Darauf konzentriert sich die Inszenierung, weshalb deren Personenkonzept Logik innewohnt. Es wirken nur fünf Schauspieler mit, die, genau betrachtet, „Faust I” auf ein Zweipersonen-Stück reduzieren: hier Faust, da Gretchen. Und wo bleibt der Teufel, Mephistopheles? Der steckt sozusagen im Dr. Faust drinne. Gibt es in Koblenz Titelfigur und Teufel jeweils gedoppelt, so in Bonn Erstere vierfach und Letzteren gar nicht, beziehungsweise nur als auf drei Schauspieler aufgespaltene Psycho-Abgründe Fausts.

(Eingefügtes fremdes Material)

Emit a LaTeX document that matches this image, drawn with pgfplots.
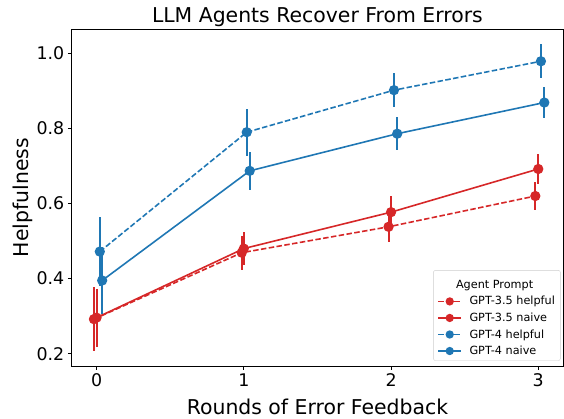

Alle gleich kostümiert, gibt Wolfgang Rüter mit einer nach alter Schule wunderbar tragenden  Stimme und schön gebremster Emphase den meist frustrierten Alten im Faust'schen Persönlichkeitsspektrum. Daniel Breitfelder fällt die Rolle des jugendlichen Freaks zu. Und die fabelhafte Johanna Falkner personifiziert den sinnlich-weiblichen Anteil – der in den Tiefen jedes Mannes steckt, wie Goethe wusste und 200 Jahre vor ihm schon Shakespeare. Die Regieidee ist schnell begriffen: Bonn will spielen/zeigen, was zwischen den Zeilen steht, will die hinter der Textoberfläche steckenden Implikationen sichtbar machen.

Diese Idee wird mit einiger Konsequenz verfolgt. Zur Seelenentblößung von Glenn Goltz als Kern-Faust wie auch von Mareike Hein als Gretchen gesellen sich mannigfach sexuelle Anspielungen und Leibesentblößungen. Es ist nicht Sache der Kritik über Nacktheit auf der Bühne zu moralisieren, sondern zu prüfen, ob sie für die vorliegende Inszenierungsabsicht sinnvoll ist. Ja, sie ist. Denn was verhandelt Goethe zwischen den Zeilen wieder und wieder? Nicht nur, aber doch sehr zentral Fleischeslust. Allerdings treibt Buddeberg es um der Betroffenheitswirkung willen zu arg mit dem Seele-aus-dem-Leib-kotzen wie mit der Auszieherei. Wenn wir dem Bonner „Faust” etwas vorwerfen müssen, dann Überdramatisierung vor allem bei den beiden zentralen Rollen.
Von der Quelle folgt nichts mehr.